Rainer Voss: Wir haben am allerersten Drehtag diesen Take gemacht, wo wir in diese grosse Halle kommen, die man im Film am Ende sieht. Und ich habe gesagt: „Das ist eine Kathedrale des Geldes und Gott hat uns verlassen.“
Ich habe übrigens beim Stabat Mater diesen Hörfehler. Es heisst da eigentlich: „Tilge, Höchster, meine Sünden.“ Aber ich hör da immer: „Tilge, Höchster, meine Schulden.“ (lacht)

Bauder: In vielen meiner Filme spielt Architektur eine Rolle. Sie zeigt, wie sich jemand nach aussen darstellen möchte. Wenn man sich jetzt die Gebäude ansieht, die im Finanzzentrum von Frankfurt stehen: Da werden grade die Eingangsportale aufgemacht.
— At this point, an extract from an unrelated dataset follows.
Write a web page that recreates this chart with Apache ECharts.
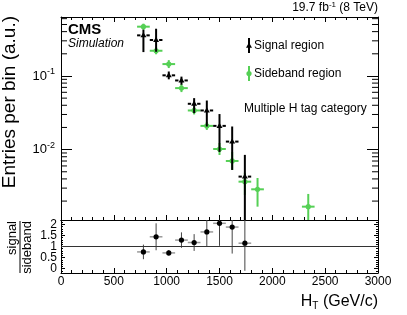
<!DOCTYPE html>
<html><head><meta charset="utf-8">
<script src="https://cdn.jsdelivr.net/npm/echarts@6/dist/echarts.min.js"></script>
<style>html,body{margin:0;padding:0;background:#fff}#c{width:407px;height:315px}</style>
</head><body><div id="c"></div>
<script>
// ---- data ----
const binHalf = 60;
const signalX = [780, 900, 1020, 1140, 1260, 1380, 1500, 1620, 1740];
const signal   = [0.356, 0.308, 0.102, 0.0869, 0.0419, 0.0340, 0.0210, 0.01285, 0.00430];
const signalLo = [0.211, 0.213, 0.090, 0.076, 0.0313, 0.0206, 0.0093, 0.0053, 0.0005];
const signalHi = [0.425, 0.438, 0.115, 0.098, 0.050, 0.0464, 0.0304, 0.0206, 0.00848];
const sidebandX = [780, 900, 1020, 1140, 1260, 1380, 1500, 1620, 1740, 1860, 2340];
const sideband   = [0.467, 0.220, 0.145, 0.0684, 0.0340, 0.0210, 0.0102, 0.00701, 0.00367, 0.00289, 0.00168];
const sidebandLo = [0.425, 0.197, 0.128, 0.0604, 0.030, 0.0185, 0.00845, 0.00529, 0.00242, 0.00168, 0.0009];
const sidebandHi = [0.513, 0.246, 0.164, 0.0775, 0.0385, 0.0238, 0.0123, 0.0093, 0.00486, 0.00412, 0.00250];
const ratioX = [780, 900, 1020, 1140, 1260, 1380, 1500, 1620, 1740];
const ratio    = [0.755, 1.44, 0.71, 1.29, 1.18, 1.66, 2.05, 1.88, 1.15];
const ratioErr = [0.33, 0.61, 0.13, 0.35, 0.38, 0.67, 1.02, 1.2, 1.25];
const ratioRef = 1;
const xRange = [0, 3000];
const yRange = [0.001107, 0.632];
const ratioRange = [-0.2, 2.2];

const FONT = 'Liberation Sans, Arial, Helvetica, sans-serif';
const GREEN = '#55d055';

function rows(xs, ys, lo, hi) { return xs.map((x, i) => [x, ys[i], lo[i], hi[i]]); }

function errItem(kind) {
  return function (params, api) {
    const x = api.value(0), y = api.value(1), lo = api.value(2), hi = api.value(3);
    const c = api.coord([x, y]);
    const l = api.coord([x - binHalf, y]);
    const r = api.coord([x + binHalf, y]);
    const pl = api.coord([x, lo]);
    const ph = api.coord([x, hi]);
    const ch = [];
    if (kind === 'sig') {
      ch.push({type: 'line', shape: {x1: c[0], y1: pl[1], x2: c[0], y2: ph[1]}, style: {stroke: '#000', lineWidth: 2}});
      ch.push({type: 'line', shape: {x1: l[0], y1: c[1], x2: c[0] - 3, y2: c[1]}, style: {stroke: '#000', lineWidth: 2}});
      ch.push({type: 'line', shape: {x1: c[0] + 3, y1: c[1], x2: r[0], y2: c[1]}, style: {stroke: '#000', lineWidth: 2}});
      ch.push({type: 'polygon', shape: {points: [[c[0], c[1] - 3.2], [c[0] - 3, c[1] + 2], [c[0] + 3, c[1] + 2]]}, style: {fill: '#000'}});
    } else if (kind === 'sb') {
      ch.push({type: 'line', shape: {x1: c[0], y1: pl[1], x2: c[0], y2: ph[1]}, style: {stroke: GREEN, lineWidth: 2}});
      ch.push({type: 'line', shape: {x1: l[0], y1: c[1], x2: r[0], y2: c[1]}, style: {stroke: GREEN, lineWidth: 2}});
      ch.push({type: 'circle', shape: {cx: c[0], cy: c[1], r: 2.6}, style: {fill: GREEN}});
    } else {
      ch.push({type: 'line', shape: {x1: c[0], y1: pl[1], x2: c[0], y2: ph[1]}, style: {stroke: '#444', lineWidth: 1}});
      ch.push({type: 'line', shape: {x1: l[0], y1: c[1], x2: r[0], y2: c[1]}, style: {stroke: '#999', lineWidth: 1.5}});
      ch.push({type: 'circle', shape: {cx: c[0], cy: c[1], r: 2.6}, style: {fill: '#000'}});
    }
    return {type: 'group', children: ch};
  };
}

// minor ticks for log axis (2..9 x 10^k)
const logMinor = [];
for (let k = -4; k <= 0; k++) for (let m = 2; m <= 9; m++) {
  const v = m * Math.pow(10, k);
  if (v > yRange[0] && v < yRange[1]) logMinor.push([xRange[0], v]);
}

const baseTick = {lineStyle: {color: '#000', width: 1}};
function xAx(grid, pos, labels, major, minor) {
  return {
    type: 'value', gridIndex: grid, position: pos, min: xRange[0], max: xRange[1], interval: 500,
    axisLine: {show: true, onZero: false, lineStyle: {color: '#000', width: 1}},
    axisTick: Object.assign({show: true, inside: true, length: major}, baseTick),
    minorTick: {show: true, splitNumber: 5, length: minor, lineStyle: {color: '#000', width: 1}},
    splitLine: {show: false},
    axisLabel: {show: labels, margin: 3, fontSize: 12, fontFamily: FONT, color: '#000', formatter: v => String(v)}
  };
}

const option = {
  animation: false,
  backgroundColor: '#fff',
  grid: [
    {left: 61, top: 17, width: 317, height: 203},
    {left: 61, top: 220, width: 317, height: 53}
  ],
  xAxis: [
    xAx(0, 'bottom', false, 5, 3),
    xAx(0, 'top', false, 5, 3),
    xAx(1, 'bottom', true, 5, 3),
    Object.assign(xAx(1, 'top', false, 0, 0), {axisTick: {show: false}, minorTick: {show: false}})
  ],
  yAxis: [
    {
      type: 'log', logBase: 10, gridIndex: 0, position: 'left', min: yRange[0], max: yRange[1],
      axisLine: {show: true, onZero: false, lineStyle: {color: '#000', width: 1}},
      axisTick: {show: true, inside: true, length: 11, lineStyle: {color: '#000'}},
      splitLine: {show: false},
      axisLabel: {
        show: true, margin: 6, showMinLabel: false, showMaxLabel: false, color: '#000', fontFamily: FONT,
        formatter: v => '{b|10}{s|' + Math.round(Math.log10(v)) + '}',
        rich: {b: {fontSize: 13, fontFamily: FONT, color: '#000'}, s: {fontSize: 9, fontFamily: FONT, color: '#000', verticalAlign: 'bottom', padding: [0, 0, 9, 0]}}
      }
    },
    {
      type: 'log', logBase: 10, gridIndex: 0, position: 'right', min: yRange[0], max: yRange[1],
      axisLine: {show: true, onZero: false, lineStyle: {color: '#000', width: 1}},
      axisTick: {show: true, inside: true, length: 11, lineStyle: {color: '#000'}},
      splitLine: {show: false}, axisLabel: {show: false}
    },
    {
      type: 'value', gridIndex: 1, position: 'left', min: ratioRange[0], max: ratioRange[1], splitNumber: 5,
      axisLine: {show: true, onZero: false, lineStyle: {color: '#000', width: 1}},
      axisTick: {show: true, inside: true, length: 4, lineStyle: {color: '#000'}},
      minorTick: {show: true, splitNumber: 5, length: 2, lineStyle: {color: '#000'}},
      splitLine: {show: false},
      axisLabel: {show: true, margin: 4, showMinLabel: false, showMaxLabel: false, fontSize: 12, fontFamily: FONT, color: '#000', formatter: v => String(v)}
    },
    {
      type: 'value', gridIndex: 1, position: 'right', min: ratioRange[0], max: ratioRange[1], splitNumber: 5,
      axisLine: {show: true, onZero: false, lineStyle: {color: '#000', width: 1}},
      axisTick: {show: true, inside: true, length: 4, lineStyle: {color: '#000'}},
      minorTick: {show: true, splitNumber: 5, length: 2, lineStyle: {color: '#000'}},
      splitLine: {show: false}, axisLabel: {show: false}
    }
  ],
  series: [
    {
      type: 'custom', xAxisIndex: 0, yAxisIndex: 0, silent: true, clip: false,
      data: logMinor,
      renderItem: function (params, api) {
        const v = api.value(1);
        const p = api.coord([xRange[0], v]);
        const q = api.coord([xRange[1], v]);
        return {type: 'group', children: [
          {type: 'line', shape: {x1: p[0], y1: p[1], x2: p[0] + 6, y2: p[1]}, style: {stroke: '#000', lineWidth: 1}},
          {type: 'line', shape: {x1: q[0], y1: q[1], x2: q[0] - 6, y2: q[1]}, style: {stroke: '#000', lineWidth: 1}}
        ]};
      }
    },
    {
      type: 'custom', name: 'Sideband region', xAxisIndex: 0, yAxisIndex: 0, clip: true, silent: true,
      dimensions: ['x', 'y', 'lo', 'hi'], encode: {x: 0, y: 1},
      data: rows(sidebandX, sideband, sidebandLo, sidebandHi), renderItem: errItem('sb')
    },
    {
      type: 'custom', name: 'Signal region', xAxisIndex: 0, yAxisIndex: 0, clip: true, silent: true,
      dimensions: ['x', 'y', 'lo', 'hi'], encode: {x: 0, y: 1},
      data: rows(signalX, signal, signalLo, signalHi), renderItem: errItem('sig')
    },
    {
      type: 'line', xAxisIndex: 2, yAxisIndex: 2, silent: true, showSymbol: false,
      data: [[xRange[0], ratioRef], [xRange[1], ratioRef]],
      lineStyle: {color: '#333', width: 1}
    },
    {
      type: 'custom', xAxisIndex: 2, yAxisIndex: 2, clip: true, silent: true,
      dimensions: ['x', 'y', 'lo', 'hi'], encode: {x: 0, y: 1},
      data: ratioX.map((x, i) => [x, ratio[i], ratio[i] - ratioErr[i], ratio[i] + ratioErr[i]]),
      renderItem: errItem('ratio')
    }
  ],
  graphic: [
    {type: 'text', x: 378, y: 15, style: {text: '{a|19.7 fb}{s|-1}{a| (8 TeV)}', align: 'right', verticalAlign: 'bottom',
      rich: {a: {fontSize: 12, fontFamily: FONT, fill: '#000'}, s: {fontSize: 8, fontFamily: FONT, fill: '#000', verticalAlign: 'bottom', padding: [0, 0, 6, 0]}}}},
    {type: 'text', x: 68, y: 30, style: {text: 'CMS', fontSize: 15, fontWeight: 'bold', fontFamily: FONT, fill: '#000', align: 'left', verticalAlign: 'middle'}},
    {type: 'text', x: 68, y: 44, style: {text: 'Simulation', fontSize: 12, fontStyle: 'italic', fontFamily: FONT, fill: '#000', align: 'left', verticalAlign: 'middle'}},
    {type: 'line', shape: {x1: 249, y1: 38, x2: 249, y2: 53}, style: {stroke: '#000', lineWidth: 2}},
    {type: 'polygon', shape: {points: [[249, 42.5], [246, 47.7], [252, 47.7]]}, style: {fill: '#000'}},
    {type: 'text', x: 254, y: 46, style: {text: 'Signal region', fontSize: 12, fontFamily: FONT, fill: '#000', align: 'left', verticalAlign: 'middle'}},
    {type: 'line', shape: {x1: 249, y1: 66, x2: 249, y2: 81}, style: {stroke: GREEN, lineWidth: 2}},
    {type: 'circle', shape: {cx: 249, cy: 73.5, r: 2.6}, style: {fill: GREEN}},
    {type: 'text', x: 254, y: 73.5, style: {text: 'Sideband region', fontSize: 12, fontFamily: FONT, fill: '#000', align: 'left', verticalAlign: 'middle'}},
    {type: 'text', x: 244, y: 109, style: {text: 'Multiple H tag category', fontSize: 12, fontFamily: FONT, fill: '#000', align: 'left', verticalAlign: 'middle'}},
    {type: 'text', x: 10, y: 16, rotation: Math.PI / 2, style: {text: 'Entries per bin (a.u.)', fontSize: 19, fontFamily: FONT, fill: '#000', align: 'right', verticalAlign: 'middle'}},
    {type: 'group', x: 20, y: 221, rotation: Math.PI / 2, children: [
      {type: 'text', x: 0, y: -1, style: {text: 'signal', fontSize: 13, fontFamily: FONT, fill: '#000', align: 'right', verticalAlign: 'bottom'}},
      {type: 'line', shape: {x1: -52, y1: 0, x2: 0, y2: 0}, style: {stroke: '#000', lineWidth: 1}},
      {type: 'text', x: 0, y: 1, style: {text: 'sideband', fontSize: 13, fontFamily: FONT, fill: '#000', align: 'right', verticalAlign: 'top'}}
    ]},
    {type: 'text', x: 378, y: 302, style: {text: '{a|H}{t|T}{a| (GeV/c)}', align: 'right', verticalAlign: 'middle',
      rich: {a: {fontSize: 16, fontFamily: FONT, fill: '#000'}, t: {fontSize: 10, fontFamily: FONT, fill: '#000', verticalAlign: 'top', padding: [8, 0, 0, 0]}}}}
  ]
};
const chart = echarts.init(document.getElementById('c'), null, {renderer: 'canvas'});
chart.setOption(option);
</script>
</body></html>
Sie verwenden viel Glas, um Transparenz zu signalisieren. Wenn man aber hingeht, endet es meist beim Portier. Die spielen eine Transparenz vor, die sie nicht einlösen.
Und dann muss man sich vor Augen führen, dass 30 Prozent der Gebäude in den Finanzzentren Deutschlands oder auch Europas leer stehen. Man sieht das aber nicht, weil alles verspiegelt ist. Da liegt es nahe, den Film dort spielen zu lassen, denn es geht dabei um den Kern der Sache.

Eben, das ganze Gebäude, in dem Sie drehten, steht ja leer.

Bauder: Genau. Ein komplett leerstehendes Gebäude gleich neben der Deutschen Bank.

Voss: Wirklich gruselig, wie in The Shining.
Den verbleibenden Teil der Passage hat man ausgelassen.